Except football has an annoying habit of checking the small print.
The clean sheets masked underlying concerns. The save percentage was respectable rather than exceptional. The defensive structure protected him in ways previous Leeds sides could not.
Eventually the old issues resurfaced.
And when they did, Farke made the decision that perhaps nobody wanted to make but many expected.
He dropped him.
Not temporarily.
Not symbolically.
Permanently.
The relationship never recovered.
What Leeds United News Will Remember
When future discussions emerge around Leeds United news, and supporters scan through old Leeds United fixtures looking for defining moments, Meslier’s story will remain difficult to summarise neatly.

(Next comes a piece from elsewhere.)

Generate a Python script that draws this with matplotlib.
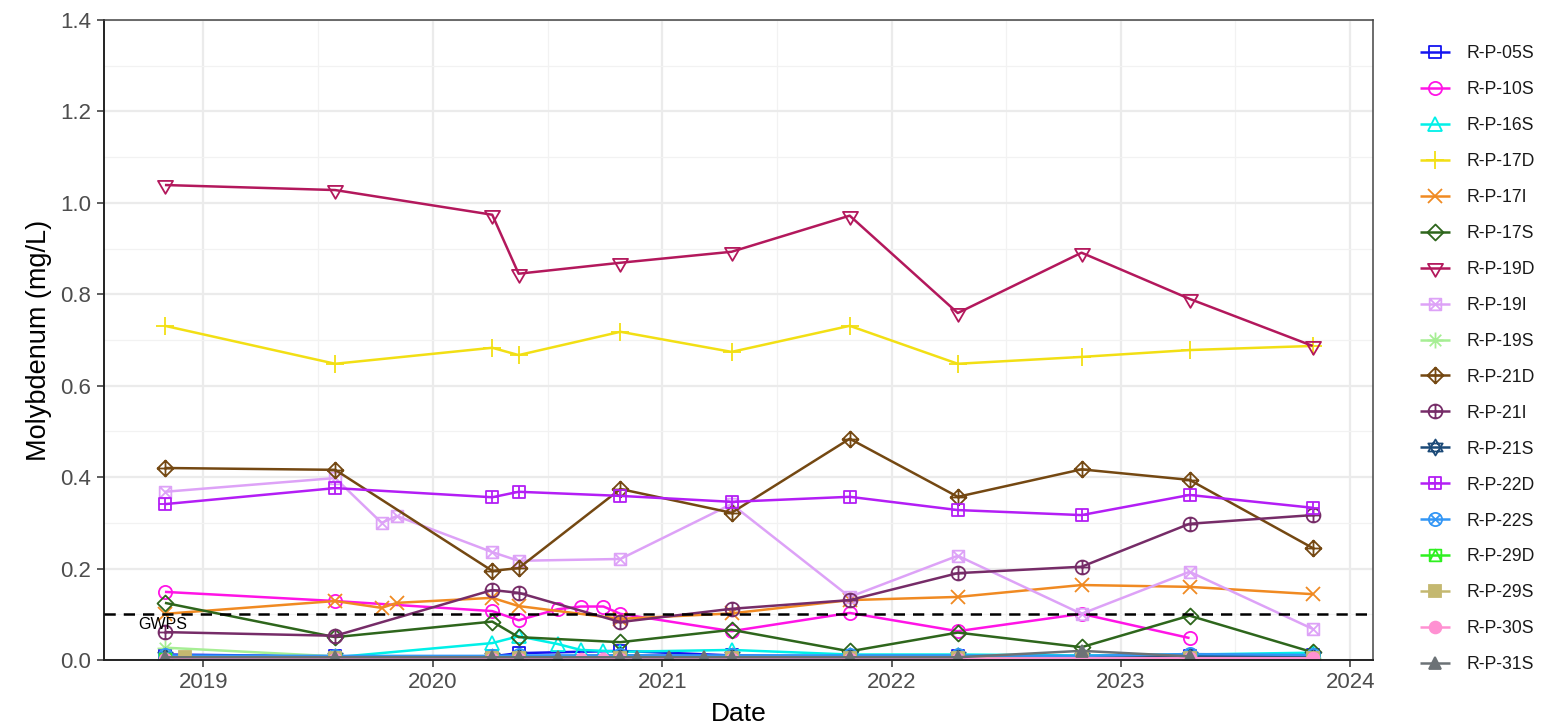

He leaves with 215 appearances.
Two Championship titles.
Promotion.
Relegation.
A Golden Glove.
An Anfield masterclass.
A collection of errors that became impossible to ignore.
Most importantly, he leaves as a reminder that football development is not linear.
Young players are supposed to improve forever.
Except sometimes they don’t.
Sometimes confidence fractures.
Sometimes talent stalls.
Sometimes the environment helps create the very problems it later punishes.
Meslier was failed by circumstances at times.
He also failed himself at times.
Both things can be true simultaneously.
A Sadder Ending Than Anyone Wanted
The easiest thing now would be to join the pile-on.
Many will.
Football loves certainty.
It prefers heroes and villains.
Success stories and disasters.
Meslier fits neither category comfortably.
He arrived as a teenager and gave Leeds far more than most expected.
He left as a free agent after becoming the symbol of everything that went wrong.
Both statements are true.
Which is why his story feels less like failure and more like something sadder.
A promise that almost became reality.
A career that briefly touched greatness before slipping away.
Not dramatically.
Just enough.
Like a bouncing ball that seemed harmless until it wasn’t.